#### Work instructions:
In the material below, please retype the lines from the very first through the one with "from matplotlib.transforms import", exactly and without pictures.

#### Data:
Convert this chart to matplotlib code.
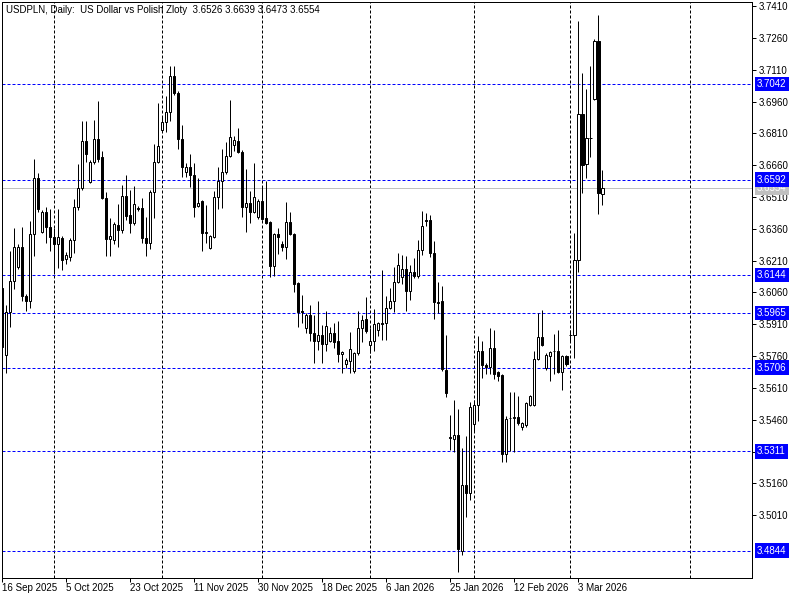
import numpy as np
import matplotlib
matplotlib.use("Agg")
import matplotlib.pyplot as plt
from matplotlib.transforms import blended_transform_factory

# daily bars USDPLN, 16 Sep 2025 .. 10 Mar 2026
opens = [
    3.6081, 3.5766, 3.5968, 3.6114, 3.6180, 3.6275, 3.6044, 3.6020, 3.6336, 3.6599,
    3.6345, 3.6439, 3.6369, 3.6322, 3.6289, 3.6317, 3.6218, 3.6227, 3.6307, 3.6463,
    3.6552, 3.6774, 3.6581, 3.6675, 3.6783, 3.6698, 3.6505, 3.6312, 3.6307, 3.6378,
    3.6355, 3.6515, 3.6425, 3.6388, 3.6458, 3.6458, 3.6317, 3.6293, 3.6533, 3.6675,
    3.6826, 3.6863, 3.6910, 3.7080, 3.7000, 3.6783, 3.6628, 3.6651, 3.6614, 3.6468,
    3.6491, 3.6340, 3.6270, 3.6322, 3.6510, 3.6585, 3.6628, 3.6703, 3.6755, 3.6774,
    3.6722, 3.6463, 3.6482, 3.6439, 3.6416, 3.6491, 3.6411, 3.6392, 3.6185, 3.6336,
    3.6289, 3.6275, 3.6392, 3.6336, 3.6105, 3.5973, 3.5893, 3.5954, 3.5869, 3.5832,
    3.5860, 3.5818, 3.5832, 3.5869, 3.5832, 3.5771, 3.5723, 3.5738, 3.5690, 3.5775,
    3.5893, 3.5935, 3.5813, 3.5832, 3.5884, 3.5917, 3.5917, 3.5987, 3.6020, 3.6110,
    3.6133, 3.6171, 3.6067, 3.6157, 3.6138, 3.6260, 3.6402, 3.6402, 3.6246, 3.6015,
    3.6020, 3.5695, 3.5379, 3.5369, 3.5388, 3.4842, 3.5152, 3.5115, 3.5440, 3.5529,
    3.5785, 3.5719, 3.5709, 3.5799, 3.5686, 3.5672, 3.5299, 3.5468, 3.5468, 3.5473,
    3.5426, 3.5435, 3.5529, 3.5529, 3.5747, 3.5851, 3.5705, 3.5761, 3.5785, 3.5785,
    3.5686, 3.5761, 3.5860, 3.5860, 3.6213, 3.6901, 3.6665, 3.6788, 3.6971, 3.7245,
    3.6526,
]
highs = [
    3.6086, 3.6001, 3.6256, 3.6364, 3.6289, 3.6369, 3.6053, 3.6397, 3.6689, 3.6623,
    3.6449, 3.6463, 3.6454, 3.6364, 3.6454, 3.6326, 3.6251, 3.6317, 3.6500, 3.6665,
    3.6868, 3.6868, 3.6684, 3.6873, 3.6962, 3.6727, 3.6533, 3.6411, 3.6392, 3.6477,
    3.6566, 3.6614, 3.6543, 3.6562, 3.6468, 3.6505, 3.6416, 3.6543, 3.6760, 3.6953,
    3.6887, 3.6986, 3.7127, 3.7127, 3.7009, 3.6849, 3.6670, 3.6713, 3.6670, 3.6599,
    3.6496, 3.6472, 3.6331, 3.6538, 3.6651, 3.6736, 3.6769, 3.6967, 3.6797, 3.6835,
    3.6731, 3.6642, 3.6538, 3.6670, 3.6500, 3.6557, 3.6585, 3.6397, 3.6340, 3.6364,
    3.6303, 3.6487, 3.6439, 3.6340, 3.6110, 3.6048, 3.5964, 3.6001, 3.5954, 3.6020,
    3.5907, 3.5973, 3.5898, 3.5917, 3.5926, 3.5785, 3.5752, 3.5874, 3.5780, 3.5973,
    3.5954, 3.6039, 3.5893, 3.5983, 3.5921, 3.6166, 3.6044, 3.6081, 3.6180, 3.6246,
    3.6237, 3.6232, 3.6190, 3.6223, 3.6307, 3.6444, 3.6435, 3.6425, 3.6303, 3.6110,
    3.6091, 3.5860, 3.5482, 3.5553, 3.5511, 3.5327, 3.5383, 3.5544, 3.5553, 3.5855,
    3.5832, 3.5728, 3.5893, 3.5884, 3.5690, 3.5676, 3.5478, 3.5591, 3.5591, 3.5573,
    3.5449, 3.5544, 3.5577, 3.5785, 3.5964, 3.5978, 3.5775, 3.5785, 3.5865, 3.5884,
    3.5766, 3.5766, 3.5884, 3.6340, 3.7339, 3.7094, 3.7019, 3.7127, 3.7254, 3.7367,
    3.6639,
]
lows = [
    3.5799, 3.5681, 3.5898, 3.6077, 3.6171, 3.6020, 3.5973, 3.5987, 3.6232, 3.6439,
    3.6340, 3.6293, 3.6256, 3.6147, 3.6176, 3.6166, 3.6194, 3.6209, 3.6246, 3.6449,
    3.6543, 3.6675, 3.6576, 3.6665, 3.6675, 3.6500, 3.6232, 3.6232, 3.6289, 3.6275,
    3.6340, 3.6402, 3.6340, 3.6378, 3.6444, 3.6293, 3.6232, 3.6265, 3.6411, 3.6670,
    3.6816, 3.6816, 3.6868, 3.6990, 3.6736, 3.6604, 3.6604, 3.6557, 3.6416, 3.6463,
    3.6256, 3.6293, 3.6265, 3.6317, 3.6454, 3.6458, 3.6618, 3.6698, 3.6727, 3.6717,
    3.6416, 3.6345, 3.6388, 3.6435, 3.6406, 3.6402, 3.6383, 3.6133, 3.6138, 3.6242,
    3.6256, 3.6218, 3.6331, 3.6062, 3.5898, 3.5917, 3.5869, 3.5832, 3.5728, 3.5789,
    3.5728, 3.5785, 3.5827, 3.5799, 3.5733, 3.5681, 3.5705, 3.5681, 3.5681, 3.5766,
    3.5827, 3.5869, 3.5775, 3.5785, 3.5855, 3.5836, 3.5836, 3.5983, 3.5968, 3.6105,
    3.6100, 3.5973, 3.6025, 3.6128, 3.6128, 3.6237, 3.6373, 3.6227, 3.5935, 3.5964,
    3.5690, 3.5568, 3.5317, 3.5308, 3.4743, 3.4823, 3.5002, 3.5082, 3.5402, 3.5454,
    3.5657, 3.5676, 3.5676, 3.5653, 3.5643, 3.5261, 3.5261, 3.5313, 3.5308, 3.5435,
    3.5412, 3.5426, 3.5525, 3.5525, 3.5742, 3.5808, 3.5695, 3.5643, 3.5676, 3.5681,
    3.5601, 3.5714, 3.5827, 3.5752, 3.6157, 3.6529, 3.6599, 3.6698, 3.6967, 3.6430,
    3.6473,
]
closes = [
    3.5804, 3.5968, 3.6114, 3.6275, 3.6275, 3.6044, 3.6020, 3.6336, 3.6599, 3.6454,
    3.6439, 3.6369, 3.6322, 3.6289, 3.6322, 3.6213, 3.6237, 3.6307, 3.6463, 3.6552,
    3.6774, 3.6713, 3.6675, 3.6783, 3.6689, 3.6505, 3.6312, 3.6326, 3.6383, 3.6355,
    3.6515, 3.6421, 3.6388, 3.6477, 3.6454, 3.6317, 3.6293, 3.6533, 3.6675, 3.6750,
    3.6863, 3.6910, 3.7080, 3.7000, 3.6783, 3.6651, 3.6651, 3.6614, 3.6463, 3.6482,
    3.6340, 3.6345, 3.6326, 3.6510, 3.6585, 3.6628, 3.6703, 3.6793, 3.6778, 3.6722,
    3.6463, 3.6482, 3.6439, 3.6510, 3.6491, 3.6406, 3.6388, 3.6185, 3.6336, 3.6322,
    3.6275, 3.6392, 3.6336, 3.6100, 3.5968, 3.5968, 3.5954, 3.5869, 3.5832, 3.5860,
    3.5818, 3.5902, 3.5869, 3.5827, 3.5771, 3.5780, 3.5742, 3.5794, 3.5775, 3.5893,
    3.5931, 3.5879, 3.5832, 3.5912, 3.5917, 3.5912, 3.5987, 3.6020, 3.6110, 3.6190,
    3.6171, 3.6067, 3.6157, 3.6138, 3.6260, 3.6373, 3.6397, 3.6246, 3.6015, 3.6011,
    3.5700, 3.5587, 3.5374, 3.5388, 3.4851, 3.5152, 3.5115, 3.5520, 3.5529, 3.5785,
    3.5719, 3.5709, 3.5799, 3.5676, 3.5667, 3.5299, 3.5463, 3.5468, 3.5473, 3.5445,
    3.5445, 3.5539, 3.5573, 3.5747, 3.5851, 3.5813, 3.5766, 3.5780, 3.5785, 3.5686,
    3.5761, 3.5723, 3.5860, 3.6213, 3.6901, 3.6661, 3.6788, 3.6788, 3.7245, 3.6529,
    3.6554,
]

date_labels = ["16 Sep 2025", "5 Oct 2025", "23 Oct 2025", "11 Nov 2025", "30 Nov 2025",
               "18 Dec 2025", "6 Jan 2026", "25 Jan 2026", "12 Feb 2026", "3 Mar 2026"]
date_bars = [0, 16, 32, 48, 64, 80, 96, 112, 128, 144]
month_bars = [13, 40, 65, 92, 118, 142, 172]   # first bar of each month (grid)
levels = [3.7042, 3.6592, 3.6144, 3.5965, 3.5706, 3.5311, 3.4844]
price_ticks = [3.5010, 3.5160, 3.5310, 3.5460, 3.5610, 3.5760, 3.5910, 3.6060, 3.6210,
               3.6360, 3.6510, 3.6660, 3.6810, 3.6960, 3.7110, 3.7260, 3.7410]

o = np.array(opens); h = np.array(highs); l = np.array(lows); c = np.array(closes)
idx = np.arange(len(c))
up = c >= o

FONT = "Liberation Sans"
FS = 7.0
px = 0.72  # one pixel in points

fig = plt.figure(figsize=(8, 6), dpi=100)
ax = fig.add_axes([2 / 800, 22 / 600, 750 / 800, 576 / 600])
ax.set_xlim(-0.08, 187.4)
ax.set_ylim(3.47145, 3.74289)

dash = (0, (3, 2))
for b in month_bars:
    ax.axvline(b, color="black", lw=px, ls=dash, zorder=1)
for lv in levels:
    ax.axhline(lv, color="#0000ff", lw=px, ls=dash, zorder=1)
ax.axhline(c[-1], color="#c0c0c0", lw=px, zorder=1)

# candles: white = up day, black = down day
ax.vlines(idx, l, h, color="black", lw=px, zorder=2)
ax.bar(idx[up], (c - o)[up], bottom=o[up], width=0.56, color="white",
       edgecolor="black", linewidth=px, zorder=3)
ax.bar(idx[~up], (c - o)[~up], bottom=o[~up], width=0.56, color="black",
       edgecolor="black", linewidth=px, zorder=3)

for s in ax.spines.values():
    s.set_linewidth(px)
    s.set_color("black")

ax.set_xticks(date_bars)
ax.set_xticklabels(date_labels, ha="left", fontsize=FS, family=FONT)
ax.tick_params(axis="x", direction="out", length=4 * px, width=px, pad=1)

# the 3.5310 label sits under the 3.5311 level box in the original
ax.yaxis.tick_right()
ax.set_yticks(price_ticks)
ax.set_yticklabels(["" if abs(v - 3.5310) < 1e-6 else f"{v:.4f}" for v in price_ticks],
                   fontsize=FS, family=FONT)
ax.tick_params(axis="y", direction="out", length=4 * px, width=px, pad=2)

tr = blended_transform_factory(ax.transAxes, ax.transData)
xoff = 1 + 5 / 750
ax.text(xoff, c[-1], f"{c[-1]:.4f}", transform=tr, ha="left", va="center",
        fontsize=FS, family=FONT, color="white", clip_on=False, zorder=5,
        bbox=dict(boxstyle="square,pad=0.22", fc="#c0c0c0", ec="none"))
for lv in levels:
    ax.text(xoff, lv, f"{lv:.4f}", transform=tr, ha="left", va="center",
            fontsize=FS, family=FONT, color="white", clip_on=False, zorder=6,
            bbox=dict(boxstyle="square,pad=0.22", fc="#0000ff", ec="none"))

ax.text(4 / 750, 1 - 8 / 576,
        "USDPLN, Daily:  US Dollar vs Polish Zloty  3.6526 3.6639 3.6473 3.6554",
        transform=ax.transAxes, ha="left", va="center", fontsize=FS, family=FONT,
        color="black")

fig.savefig("out.png", dpi=100, facecolor="white")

#### Task answer:
Convert this chart to matplotlib code.
import numpy as np
import matplotlib
matplotlib.use("Agg")
import matplotlib.pyplot as plt
from matplotlib.transforms import blended_transform_factory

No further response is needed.